The thought of that pain reminds me of another gunmetal-gray late-winter day, when a long-ago boyfriend and I were crossing Seventh Avenue. We saw a tiny woolen mitten lying abandoned in the middle of a slush-puddle at the curb, and he grabbed my arm. "This," he cried desperately. "THIS is why I can never have children." And -- though that was one of the reasons we eventually parted ways -- I got his point. Because it breaks one utterly to have to cope with the devastating small losses and goodbyes that one must negotiate every single day with children.

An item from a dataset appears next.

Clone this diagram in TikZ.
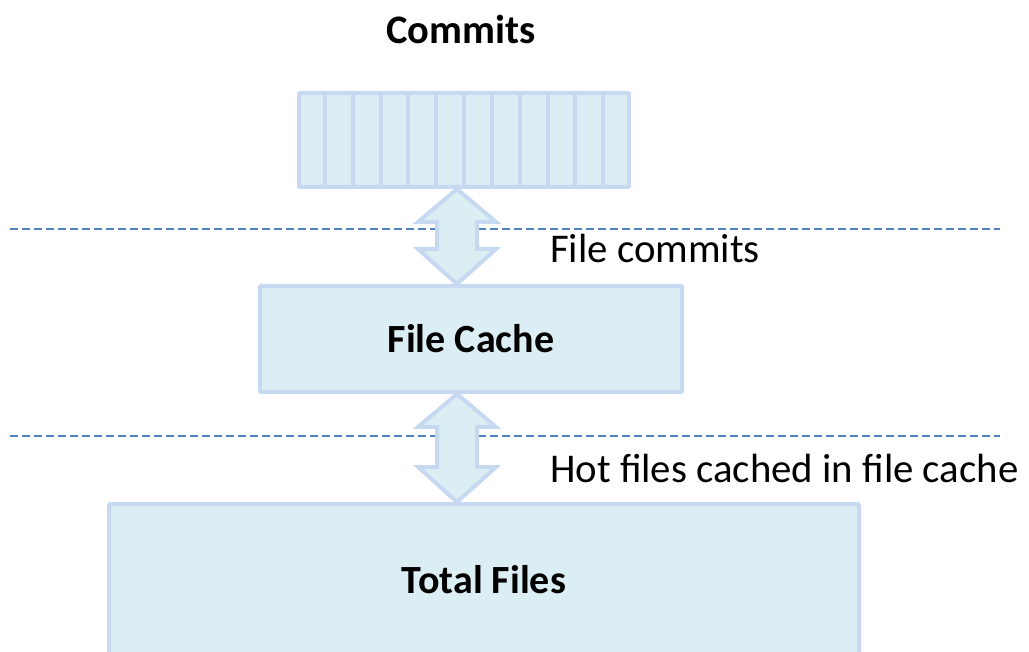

Last week, as I drove past a block of early-twentieth-century houses constructed in a jumble of styles in my old, small-city neighborhood with little J., , he piped up from the back seat: "I love this place. Just driving past these houses makes me happy." My heart started beating fast, both from bewilderment and from recognition -- bewilderment because Who Is This Kid? And recognition because This Kid Is Me -- the kid who saw beauty where it was not, who pulled other kids' discarded drawings out of the trash to smooth them out and admire them, who thought the crumbling urban sidewalks were built with diamonds because of the way they sparkled in the streetlights. Only now my memories of that kind of encounter with the world -- an encounter of breathless wonder -- are hazy, and in fact I'm not sure such an encounter can do anyone any good. Should all beauty, and all pretense of beauty, be stripped away so that we can encounter God without any semblance of beauty? Perhaps; but Isaiah reminds us that when we did encounter him thus, we turned our faces away.